* **WRITTEN INSTRUCTION**
Set the lines down again exactly, first line through the line that contains "(minimaliste) at (329,527)", with no pictures.

* **GIVEN INFORMATION**
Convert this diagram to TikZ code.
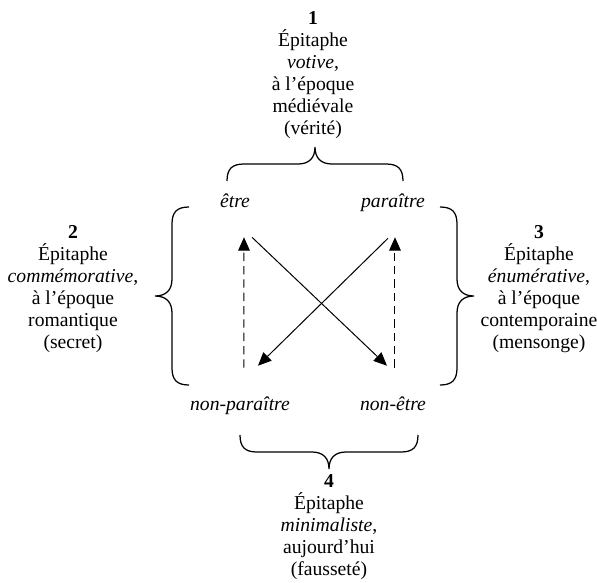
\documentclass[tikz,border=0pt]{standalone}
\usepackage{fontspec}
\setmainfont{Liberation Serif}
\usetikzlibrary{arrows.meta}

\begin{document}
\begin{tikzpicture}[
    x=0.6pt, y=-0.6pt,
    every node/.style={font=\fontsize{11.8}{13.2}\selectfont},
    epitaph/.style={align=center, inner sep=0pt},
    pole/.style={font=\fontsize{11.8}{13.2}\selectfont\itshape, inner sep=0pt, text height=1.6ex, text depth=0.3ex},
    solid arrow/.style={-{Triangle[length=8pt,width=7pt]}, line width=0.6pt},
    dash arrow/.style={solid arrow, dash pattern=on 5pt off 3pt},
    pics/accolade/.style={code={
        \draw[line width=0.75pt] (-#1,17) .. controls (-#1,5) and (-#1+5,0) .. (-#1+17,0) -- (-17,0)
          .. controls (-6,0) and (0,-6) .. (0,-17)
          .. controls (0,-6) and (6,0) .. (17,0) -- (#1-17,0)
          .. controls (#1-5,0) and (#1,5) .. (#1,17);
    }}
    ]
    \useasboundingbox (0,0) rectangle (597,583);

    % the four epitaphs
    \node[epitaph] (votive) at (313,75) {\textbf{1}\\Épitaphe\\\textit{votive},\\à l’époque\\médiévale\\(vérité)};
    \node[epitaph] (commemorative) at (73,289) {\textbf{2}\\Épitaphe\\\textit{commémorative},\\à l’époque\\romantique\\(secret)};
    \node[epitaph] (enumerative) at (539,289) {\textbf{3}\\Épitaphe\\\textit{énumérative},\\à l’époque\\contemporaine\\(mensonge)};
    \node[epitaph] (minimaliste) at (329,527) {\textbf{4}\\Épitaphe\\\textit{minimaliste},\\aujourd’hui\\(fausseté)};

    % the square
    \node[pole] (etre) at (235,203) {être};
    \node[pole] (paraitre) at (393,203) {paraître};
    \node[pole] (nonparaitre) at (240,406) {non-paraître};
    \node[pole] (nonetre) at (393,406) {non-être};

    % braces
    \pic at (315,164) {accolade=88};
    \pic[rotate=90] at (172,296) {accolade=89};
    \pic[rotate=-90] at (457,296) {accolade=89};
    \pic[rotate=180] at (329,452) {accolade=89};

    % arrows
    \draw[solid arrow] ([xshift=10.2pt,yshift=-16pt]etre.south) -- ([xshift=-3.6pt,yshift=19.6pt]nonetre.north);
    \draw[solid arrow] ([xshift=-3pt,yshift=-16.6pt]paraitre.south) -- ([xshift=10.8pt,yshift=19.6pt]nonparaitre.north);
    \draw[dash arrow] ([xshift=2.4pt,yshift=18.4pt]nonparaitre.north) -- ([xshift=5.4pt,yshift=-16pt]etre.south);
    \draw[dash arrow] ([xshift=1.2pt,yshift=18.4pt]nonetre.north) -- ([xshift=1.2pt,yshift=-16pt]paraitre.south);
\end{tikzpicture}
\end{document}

* **THE SOLUTION**
Convert this diagram to TikZ code.
\documentclass[tikz,border=0pt]{standalone}
\usepackage{fontspec}
\setmainfont{Liberation Serif}
\usetikzlibrary{arrows.meta}

\begin{document}
\begin{tikzpicture}[
    x=0.6pt, y=-0.6pt,
    every node/.style={font=\fontsize{11.8}{13.2}\selectfont},
    epitaph/.style={align=center, inner sep=0pt},
    pole/.style={font=\fontsize{11.8}{13.2}\selectfont\itshape, inner sep=0pt, text height=1.6ex, text depth=0.3ex},
    solid arrow/.style={-{Triangle[length=8pt,width=7pt]}, line width=0.6pt},
    dash arrow/.style={solid arrow, dash pattern=on 5pt off 3pt},
    pics/accolade/.style={code={
        \draw[line width=0.75pt] (-#1,17) .. controls (-#1,5) and (-#1+5,0) .. (-#1+17,0) -- (-17,0)
          .. controls (-6,0) and (0,-6) .. (0,-17)
          .. controls (0,-6) and (6,0) .. (17,0) -- (#1-17,0)
          .. controls (#1-5,0) and (#1,5) .. (#1,17);
    }}
    ]
    \useasboundingbox (0,0) rectangle (597,583);

    % the four epitaphs
    \node[epitaph] (votive) at (313,75) {\textbf{1}\\Épitaphe\\\textit{votive},\\à l’époque\\médiévale\\(vérité)};
    \node[epitaph] (commemorative) at (73,289) {\textbf{2}\\Épitaphe\\\textit{commémorative},\\à l’époque\\romantique\\(secret)};
    \node[epitaph] (enumerative) at (539,289) {\textbf{3}\\Épitaphe\\\textit{énumérative},\\à l’époque\\contemporaine\\(mensonge)};
    \node[epitaph] (minimaliste) at (329,527) {\textbf{4}\\Épitaphe\\\textit{minimaliste},\\aujourd’hui\\(fausseté)};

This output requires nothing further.